Supplied material:
****************************************
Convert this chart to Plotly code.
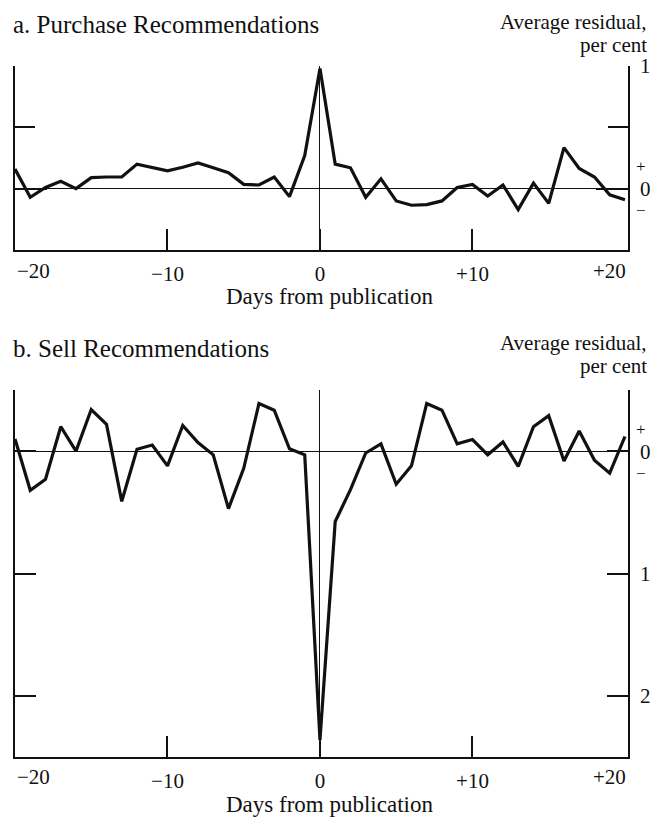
import plotly.graph_objects as go

# ---------------- data ----------------
days = list(range(-20, 21))

purchase_residual = [
    0.16, -0.07, 0.01, 0.06, 0.00, 0.09, 0.095, 0.095, 0.20, 0.175,
    0.145, 0.175, 0.21, 0.17, 0.13, 0.035, 0.03, 0.095, -0.065, 0.27,
    0.98,
    0.20, 0.17, -0.07, 0.08, -0.10, -0.135, -0.13, -0.10, 0.01, 0.035,
    -0.06, 0.03, -0.17, 0.045, -0.12, 0.335, 0.165, 0.095, -0.05, -0.09,
]

sell_residual = [
    0.10, -0.32, -0.23, 0.20, 0.00, 0.34, 0.22, -0.41, 0.015, 0.05,
    -0.12, 0.21, 0.07, -0.03, -0.47, -0.14, 0.39, 0.335, 0.02, -0.03,
    -2.36,
    -0.575, -0.315, -0.015, 0.06, -0.27, -0.12, 0.39, 0.335, 0.06, 0.095,
    -0.03, 0.075, -0.125, 0.20, 0.29, -0.08, 0.165, -0.075, -0.18, 0.12,
]

x_tick_vals = [-10, 0, 10]
x_tick_text = ["\u221210", "0", "+10"]
x_edge_labels = ["\u221220", "+20"]

purchase_y_ticks = [0, 1]
purchase_y_text = ["0", "1"]
sell_y_ticks = [0, -1, -2]
sell_y_text = ["0", "1", "2"]

titles = ["a. Purchase Recommendations", "b. Sell Recommendations"]
unit_lines = ["Average residual,", "per cent"]
x_title = "Days from publication"

# ---------------- styling ----------------
FONT = "Liberation Serif"
INK = "#111111"
W, H = 652, 823

def py(px):
    return 1 - px / H

x_domain = [15 / W, 628 / W]
dom_a = [py(250), py(66)]
dom_b = [py(757), py(390)]

fig = go.Figure()
fig.add_trace(go.Scatter(x=days, y=purchase_residual, mode="lines",
                         line=dict(color=INK, width=3.2),
                         xaxis="x", yaxis="y", showlegend=False, hoverinfo="skip"))
fig.add_trace(go.Scatter(x=days, y=sell_residual, mode="lines",
                         line=dict(color=INK, width=3.2),
                         xaxis="x2", yaxis="y2", showlegend=False, hoverinfo="skip"))

tickfont = dict(family=FONT, size=21, color=INK)

def xaxis(anchor):
    return dict(domain=x_domain, anchor=anchor, range=[-20, 20.2],
                showgrid=False, showline=True, linecolor=INK, linewidth=1.5,
                ticks="inside", ticklen=21, tickwidth=1.5, tickcolor=INK,
                tickmode="array", tickvals=x_tick_vals, ticktext=x_tick_text,
                zeroline=True, zerolinecolor=INK, zerolinewidth=1.2,
                tickfont=tickfont, ticklabelstandoff=4, fixedrange=True,
                automargin=False)

def yaxis(anchor, dom, rng, tv, tt, major_len, minor_vals, minor_len):
    return dict(domain=dom, anchor=anchor, range=rng, side="right",
                showgrid=False, showline=True, mirror="ticks",
                linecolor=INK, linewidth=1.5,
                ticks="inside", ticklen=major_len, tickwidth=1.5, tickcolor=INK,
                tickmode="array", tickvals=tv, ticktext=tt,
                minor=dict(tickmode="array", tickvals=minor_vals, ticks="inside",
                           ticklen=minor_len, tickwidth=1.5, tickcolor=INK),
                zeroline=True, zerolinecolor=INK, zerolinewidth=1.2,
                tickfont=tickfont, ticklabelstandoff=6, fixedrange=True,
                automargin=False)

annotations = []

def add_text(text, x, y, size, xanchor="left", **kw):
    annotations.append(dict(text=text, x=x, y=y, xref=kw.pop("xref", "paper"),
                            yref=kw.pop("yref", "paper"), xanchor=xanchor,
                            yanchor=kw.pop("yanchor", "middle"), showarrow=False,
                            font=dict(family=FONT, size=size, color=INK), **kw))

# panel titles and unit labels
add_text(titles[0], 11 / W, py(24.5), 25)
add_text(titles[1], 11 / W, py(348.5), 25)
add_text(unit_lines[0], 649 / W, py(21.5), 21, xanchor="right")
add_text(unit_lines[1], 649 / W, py(45), 21, xanchor="right")
add_text(unit_lines[0], 649 / W, py(342.5), 21, xanchor="right")
add_text(unit_lines[1], 649 / W, py(366), 21, xanchor="right")

# x titles
add_text(x_title, 329 / W, py(296), 23, xanchor="center")
add_text(x_title, 329 / W, py(804), 23, xanchor="center")

# edge x labels (-20 left-aligned, +20 right-aligned)
for xr, yr, ysh in [("x", "y domain", -21), ("x2", "y2 domain", -20)]:
    add_text(x_edge_labels[0], -20, 0, 21, xanchor="left", xref=xr, yref=yr, yshift=ysh)
    add_text(x_edge_labels[1], 1, 0, 21, xanchor="right", xref=xr + " domain", yref=yr, yshift=ysh)

# + / - markers around zero on the right
for xr, yr in [("x domain", "y"), ("x2 domain", "y2")]:
    add_text("+", 1, 0, 17, xanchor="center", xref=xr, yref=yr, xshift=13, yshift=22)
    add_text("\u2212", 1, 0, 17, xanchor="center", xref=xr, yref=yr, xshift=13, yshift=-22)

fig.update_layout(
    width=W, height=H, autosize=False,
    margin=dict(l=0, r=0, t=0, b=0, pad=0, autoexpand=False),
    paper_bgcolor="white", plot_bgcolor="white",
    font=dict(family=FONT, color=INK),
    xaxis=xaxis("y"),
    yaxis=yaxis("x", dom_a, [-0.5, 1.0], purchase_y_ticks, purchase_y_text, 32, [0.5], 20),
    xaxis2=xaxis("y2"),
    yaxis2=yaxis("x2", dom_b, [-2.5, 0.5], sell_y_ticks, sell_y_text, 21, [0.5], 31),
    annotations=annotations,
    showlegend=False,
)

fig.write_html(
    "out.html",
    config={"displayModeBar": False},
    post_script=(
        "document.documentElement.style.margin='0';"
        "document.body.style.margin='0';"
        "document.body.style.padding='0';"
        "document.documentElement.style.overflow='hidden';"
        "document.body.style.overflow='hidden';"
    ),
)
****************************************
What to do:
Output a faithful copy of the data, with each picture left out.

Worked solution:
Convert this chart to Plotly code.
import plotly.graph_objects as go

# ---------------- data ----------------
days = list(range(-20, 21))

purchase_residual = [
    0.16, -0.07, 0.01, 0.06, 0.00, 0.09, 0.095, 0.095, 0.20, 0.175,
    0.145, 0.175, 0.21, 0.17, 0.13, 0.035, 0.03, 0.095, -0.065, 0.27,
    0.98,
    0.20, 0.17, -0.07, 0.08, -0.10, -0.135, -0.13, -0.10, 0.01, 0.035,
    -0.06, 0.03, -0.17, 0.045, -0.12, 0.335, 0.165, 0.095, -0.05, -0.09,
]

sell_residual = [
    0.10, -0.32, -0.23, 0.20, 0.00, 0.34, 0.22, -0.41, 0.015, 0.05,
    -0.12, 0.21, 0.07, -0.03, -0.47, -0.14, 0.39, 0.335, 0.02, -0.03,
    -2.36,
    -0.575, -0.315, -0.015, 0.06, -0.27, -0.12, 0.39, 0.335, 0.06, 0.095,
    -0.03, 0.075, -0.125, 0.20, 0.29, -0.08, 0.165, -0.075, -0.18, 0.12,
]

x_tick_vals = [-10, 0, 10]
x_tick_text = ["\u221210", "0", "+10"]
x_edge_labels = ["\u221220", "+20"]

purchase_y_ticks = [0, 1]
purchase_y_text = ["0", "1"]
sell_y_ticks = [0, -1, -2]
sell_y_text = ["0", "1", "2"]

titles = ["a. Purchase Recommendations", "b. Sell Recommendations"]
unit_lines = ["Average residual,", "per cent"]
x_title = "Days from publication"

# ---------------- styling ----------------
FONT = "Liberation Serif"
INK = "#111111"
W, H = 652, 823

def py(px):
    return 1 - px / H

x_domain = [15 / W, 628 / W]
dom_a = [py(250), py(66)]
dom_b = [py(757), py(390)]

fig = go.Figure()
fig.add_trace(go.Scatter(x=days, y=purchase_residual, mode="lines",
                         line=dict(color=INK, width=3.2),
                         xaxis="x", yaxis="y", showlegend=False, hoverinfo="skip"))
fig.add_trace(go.Scatter(x=days, y=sell_residual, mode="lines",
                         line=dict(color=INK, width=3.2),
                         xaxis="x2", yaxis="y2", showlegend=False, hoverinfo="skip"))

tickfont = dict(family=FONT, size=21, color=INK)

def xaxis(anchor):
    return dict(domain=x_domain, anchor=anchor, range=[-20, 20.2],
                showgrid=False, showline=True, linecolor=INK, linewidth=1.5,
                ticks="inside", ticklen=21, tickwidth=1.5, tickcolor=INK,
                tickmode="array", tickvals=x_tick_vals, ticktext=x_tick_text,
                zeroline=True, zerolinecolor=INK, zerolinewidth=1.2,
                tickfont=tickfont, ticklabelstandoff=4, fixedrange=True,
                automargin=False)

def yaxis(anchor, dom, rng, tv, tt, major_len, minor_vals, minor_len):
    return dict(domain=dom, anchor=anchor, range=rng, side="right",
                showgrid=False, showline=True, mirror="ticks",
                linecolor=INK, linewidth=1.5,
                ticks="inside", ticklen=major_len, tickwidth=1.5, tickcolor=INK,
                tickmode="array", tickvals=tv, ticktext=tt,
                minor=dict(tickmode="array", tickvals=minor_vals, ticks="inside",
                           ticklen=minor_len, tickwidth=1.5, tickcolor=INK),
                zeroline=True, zerolinecolor=INK, zerolinewidth=1.2,
                tickfont=tickfont, ticklabelstandoff=6, fixedrange=True,
                automargin=False)

annotations = []

def add_text(text, x, y, size, xanchor="left", **kw):
    annotations.append(dict(text=text, x=x, y=y, xref=kw.pop("xref", "paper"),
                            yref=kw.pop("yref", "paper"), xanchor=xanchor,
                            yanchor=kw.pop("yanchor", "middle"), showarrow=False,
                            font=dict(family=FONT, size=size, color=INK), **kw))

# panel titles and unit labels
add_text(titles[0], 11 / W, py(24.5), 25)
add_text(titles[1], 11 / W, py(348.5), 25)
add_text(unit_lines[0], 649 / W, py(21.5), 21, xanchor="right")
add_text(unit_lines[1], 649 / W, py(45), 21, xanchor="right")
add_text(unit_lines[0], 649 / W, py(342.5), 21, xanchor="right")
add_text(unit_lines[1], 649 / W, py(366), 21, xanchor="right")

# x titles
add_text(x_title, 329 / W, py(296), 23, xanchor="center")
add_text(x_title, 329 / W, py(804), 23, xanchor="center")

# edge x labels (-20 left-aligned, +20 right-aligned)
for xr, yr, ysh in [("x", "y domain", -21), ("x2", "y2 domain", -20)]:
    add_text(x_edge_labels[0], -20, 0, 21, xanchor="left", xref=xr, yref=yr, yshift=ysh)
    add_text(x_edge_labels[1], 1, 0, 21, xanchor="right", xref=xr + " domain", yref=yr, yshift=ysh)

# + / - markers around zero on the right
for xr, yr in [("x domain", "y"), ("x2 domain", "y2")]:
    add_text("+", 1, 0, 17, xanchor="center", xref=xr, yref=yr, xshift=13, yshift=22)
    add_text("\u2212", 1, 0, 17, xanchor="center", xref=xr, yref=yr, xshift=13, yshift=-22)

fig.update_layout(
    width=W, height=H, autosize=False,
    margin=dict(l=0, r=0, t=0, b=0, pad=0, autoexpand=False),
    paper_bgcolor="white", plot_bgcolor="white",
    font=dict(family=FONT, color=INK),
    xaxis=xaxis("y"),
    yaxis=yaxis("x", dom_a, [-0.5, 1.0], purchase_y_ticks, purchase_y_text, 32, [0.5], 20),
    xaxis2=xaxis("y2"),
    yaxis2=yaxis("x2", dom_b, [-2.5, 0.5], sell_y_ticks, sell_y_text, 21, [0.5], 31),
    annotations=annotations,
    showlegend=False,
)

fig.write_html(
    "out.html",
    config={"displayModeBar": False},
    post_script=(
        "document.documentElement.style.margin='0';"
        "document.body.style.margin='0';"
        "document.body.style.padding='0';"
        "document.documentElement.style.overflow='hidden';"
        "document.body.style.overflow='hidden';"
    ),
)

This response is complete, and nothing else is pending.